We struggled through the last 10 years when the tools were so bad that it took days, weeks, months to do a single iteration of a problem -- to look at what was actually happening in the data. It took seven years to become an experienced data scientist. It took that long to do the 10,000-hour estimate. You have to have experience to solve data problems. Now we've sped that up so that you can fail in seconds. So you can iterate rapidly. A better user interface was a major experience change that allows you to create better people faster.

ZD: Given your point about building experience, can someone really call themselves a data scientist today?

SP: If they work at Facebook, yes. If they work at LinkedIn, probably. If they worked at Google, maybe. There are people who are good at this. I've adopted this term because the people who adopted it early were actually the people who were using science and data to actually develop products. When you interview them, it's easy to tell -- we can screen someone and tell within a half hour whether they know what they're doing or not.

ZD: Data science is a relatively new term, but the concept isn't all that new. What changed in the last decade?

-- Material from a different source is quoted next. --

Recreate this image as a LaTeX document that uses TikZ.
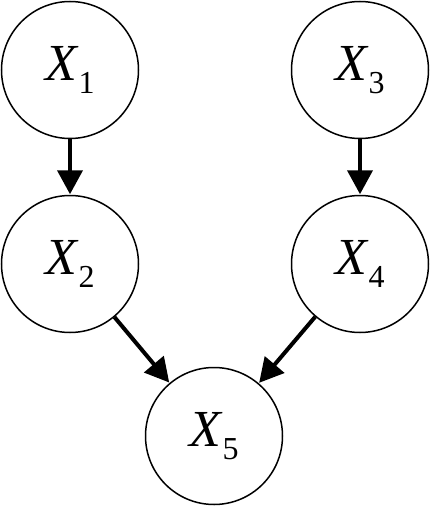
\documentclass[tikz,border=0pt]{standalone}
\usepackage{fontspec}
\setmainfont{Liberation Serif}
\usetikzlibrary{arrows.meta}
\newcommand{\vx}[1]{{\fontsize{52}{52}\selectfont\textit{X}\raisebox{-0.25em}{\fontsize{32}{32}\selectfont #1}}}
\begin{document}
\begin{tikzpicture}[x=1pt,y=-1pt,
  var/.style={circle,draw,line width=1.5pt,minimum size=137pt,inner sep=0pt},
  edge/.style={line width=4pt,-{Triangle[length=24pt,width=25pt]},shorten >=0.5pt}]
\useasboundingbox (0,0) rectangle (431,506);
\node[var] (x1) at (70,70) {\vx{1}};
\node[var] (x3) at (360,70) {\vx{3}};
\node[var] (x2) at (70,264) {\vx{2}};
\node[var] (x4) at (360,264) {\vx{4}};
\node[var] (x5) at (214,436) {\vx{5}};
\draw[edge] (x1) -- (x2);
\draw[edge] (x3) -- (x4);
\draw[edge] (x2) -- (x5);
\draw[edge] (x4) -- (x5);
\end{tikzpicture}
\end{document}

SP: I was a software engineer and program engineer at Microsoft before I went back to school. Take my cohort at Microsoft who have moved on to senior management positions -- I talk to them about what I'm doing now, and they're flabbergasted. It's completely foreign to them, because most of these things have been invented in the last five years. And these are rockstars! People I think are among the smartest people in the world. I'm not one of those people, but I'm now armed with methods that use this data better. The faster they realize that, the faster they'll be the people in their company that can actually make a difference.

Companies like mine are going to bring the Fortune 2000 into this world. We are dedicated to helping them in every way possible. That's our job -- to understand how to help them be successful with data without having their whole team retool.

You know, I have every incentive to tell you that data is going to drive everything in this industry. But I take my salary in this. My money is where my mouth is.